Dulu, sekolah berasrama itu hanya dipunyai oleh pondok pesantren dan diniyah. Dan kedua lembaga pendidikan itu, pesantren dan diniyah dinilai berhasil membentuk siswa dan santrinya, sehingga jadi contoh dalam penerapan sekolah berbasis asrama.
Dari 1988-1992 saya nyantri di Pondok Pesantren Darul Ulum Padang Magek, Kabupaten Tanah Datar, Sumatera Barat. Pesantren berbasis surau dan semua santrinya tinggal di asrama yang juga sebagai surau tempat ibadah.
Zaman itu, surau dan asramanya tiga unit. Pusatnya Surau Baru. Surau Baru ini dua pula, Surau Ateh dan Surau Bawah.
Surau dan asrama kedua, Surau Tabiang. Terletak di Rambatan. Dan surau yang juga asrama ketiga adalah Surau Tungga.

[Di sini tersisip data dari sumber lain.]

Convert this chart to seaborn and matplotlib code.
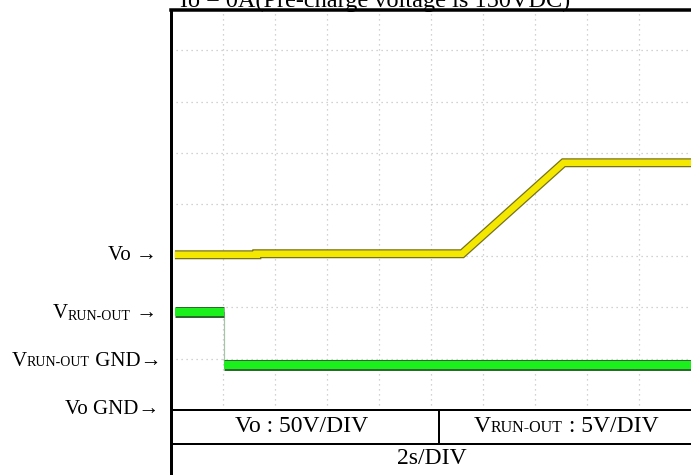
import matplotlib
matplotlib.use("Agg")
import matplotlib.pyplot as plt
import numpy as np
import pandas as pd
import seaborn as sns
from matplotlib.lines import Line2D
from matplotlib.offsetbox import TextArea, HPacker, AnnotationBbox

# ---------------- data ----------------
TIME_PER_DIV = 2.0      # s / div
VO_PER_DIV = 50.0       # V / div
VRUN_PER_DIV = 5.0      # V / div
VRUN_GND_DIV = 1.0      # V_RUN-OUT ground marker (div above Vo GND)

vo_time = [0.15, 3.3, 3.3, 11.2, 15.1, 20.0]          # s
vo_volt = [151.0, 151.0, 152.0, 152.0, 240.5, 240.5]   # V

vrun_time = [0.15, 2.04, 2.04, 20.0]                   # s
vrun_volt = [4.5, 4.5, -0.6, -0.6]                     # V
vrun_seg = [0, 0, 1, 1]

title_text = "Io = 0A(Pre-charge voltage is 150VDC)"
scale_vo = "Vo : 50V/DIV"
scale_time = "2s/DIV"

# ---------------- figure ----------------
sns.set_theme(style="white")
SERIF = ["Liberation Serif", "DejaVu Serif"]
plt.rcParams["font.family"] = SERIF

W, H = 691, 475
fig = plt.figure(figsize=(W / 100, H / 100), dpi=100)
fig.patch.set_facecolor("white")

def fx(px):
    return px / W

def fy(py):
    return 1 - py / H

PX = 0.72  # points per pixel
DIV_PX_Y = 51.4
ax = fig.add_axes([fx(171), fy(410), 520 / W, 400 / H])
ax.set_facecolor("white")
ax.set_xlim(0, 10)
ax.set_ylim(0, 400 / DIV_PX_Y)

ax.set_xticks(np.arange(1, 10))
ax.set_yticks(np.arange(1, 8))
ax.tick_params(length=0, labelbottom=False, labelleft=False)
ax.grid(True, color="#c4c4c4", linestyle=(0, (1, 3)), linewidth=0.9)
ax.set_axisbelow(True)

for s in ax.spines.values():
    s.set_color("black")
ax.spines["left"].set_linewidth(3 * PX)
ax.spines["top"].set_linewidth(3.5 * PX)
ax.spines["bottom"].set_linewidth(2 * PX)
ax.spines["right"].set_visible(False)

vo_df = pd.DataFrame({
    "t": np.array(vo_time) / TIME_PER_DIV,
    "y": np.array(vo_volt) / VO_PER_DIV,
})
vrun_df = pd.DataFrame({
    "t": np.array(vrun_time) / TIME_PER_DIV,
    "y": VRUN_GND_DIV + np.array(vrun_volt) / VRUN_PER_DIV,
    "seg": vrun_seg,
})

# Vo trace (yellow with dark olive fuzz)
sns.lineplot(data=vo_df, x="t", y="y", sort=False, estimator=None, ax=ax,
             color="#77721c", linewidth=9 * PX, solid_capstyle="butt",
             solid_joinstyle="miter", legend=False)
sns.lineplot(data=vo_df, x="t", y="y", sort=False, estimator=None, ax=ax,
             color="#f4e800", linewidth=6.5 * PX, solid_capstyle="butt",
             solid_joinstyle="miter", legend=False)

# V_RUN-OUT trace: thin transition then thick green levels
sns.lineplot(data=vrun_df, x="t", y="y", sort=False, estimator=None, ax=ax,
             color="#a8c4a8", linewidth=1.2 * PX, legend=False)
sns.lineplot(data=vrun_df, x="t", y="y", units="seg", sort=False, estimator=None,
             ax=ax, color="#2a6a2a", linewidth=11 * PX, solid_capstyle="butt",
             legend=False)
sns.lineplot(data=vrun_df, x="t", y="y", units="seg", sort=False, estimator=None,
             ax=ax, color="#1cf01c", linewidth=8 * PX, solid_capstyle="butt",
             legend=False)
ax.set_xlabel("")
ax.set_ylabel("")

# ---------------- table below the screen ----------------
def fline(xs, ys, lw):
    fig.add_artist(Line2D([fx(x) for x in xs], [fy(y) for y in ys],
                          color="black", linewidth=lw * PX,
                          transform=fig.transFigure, solid_capstyle="butt"))

fline([171, 171], [410, 480], 3)
fline([171, 700], [443.5, 443.5], 2)
fline([438.5, 438.5], [410, 443.5], 2)

BIG = 15
SMALL = 10
TAB = 17
TAB_SMALL = 11.5

fig.text(fx(302), fy(427), scale_vo, ha="center", va="center", fontsize=TAB,
         family=SERIF, color="black")
fig.text(fx(432), fy(459), scale_time, ha="center", va="center", fontsize=TAB,
         family=SERIF, color="black")

def packed(parts, xy, align=(1, 0.5), valign="baseline"):
    kids = [TextArea(t, textprops=dict(fontsize=sz, family=SERIF, color="black"))
            for t, sz in parts]
    box = HPacker(children=kids, align=valign, pad=0, sep=0)
    ab = AnnotationBbox(box, (fx(xy[0]), fy(xy[1])), xycoords="figure fraction",
                        box_alignment=align, frameon=False, pad=0)
    fig.add_artist(ab)

packed([("V", TAB), ("RUN-OUT", TAB_SMALL), (" : 5V/DIV", TAB)], (566, 427),
       align=(0.5, 0.5))

# left side markers
fig.text(fx(157), fy(256), "Vo \u2192", ha="right", va="center", fontsize=BIG,
         family=SERIF, color="black")
packed([("V", BIG), ("RUN-OUT", SMALL), (" \u2192", BIG)], (157, 314),
       valign="bottom")
packed([("V", BIG), ("RUN-OUT", SMALL), (" GND\u2192", BIG)], (161, 361))
fig.text(fx(159), fy(410), "Vo GND\u2192", ha="right", va="center", fontsize=BIG,
         family=SERIF, color="black")

# title (cut at the top edge, as in the source)
fig.text(fx(375), fy(7), title_text, ha="center", va="baseline", fontsize=17.5,
         family=SERIF, color="black")

fig.savefig("out.png", dpi=100, facecolor="white")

Saya saat masuk pertama tinggal di Surau Tabiang. Surau ini milik H. Kakan, salah seorang guru pesantren itu. Dia juga santri di tahun 1960 an, dan kemudian beristri di situ.
Lama saya tinggal di situ. Pertama, Mahyuddin, nama guru yang mendampingi tiap hari dan malam di situ. Belakangan, Mahyuddin sibuk, lalu didatangkan dua orang guru dari Surau Baru, yakni Zamzami dan Ismael.
Pelajaran yang paling berharga dalam membentuk jiwa disiplin santri yang saya rasakan, adalah pelaksanaan shalat lima waktu secara berjemaah.
Mengaji dan belajar sesuai jadwal. Ada yang melanggar aturan, sanksi langsung dilekatkan ke santri yang bersangkutan.
Pengalaman saya, pernah suatu ketika saya tak masuk mengaji karena seorang teman mencari belut di sawah.
Saking asyik mencari belut, sampai jauh dan waktu mengaji tak lagi mungkin terkejar.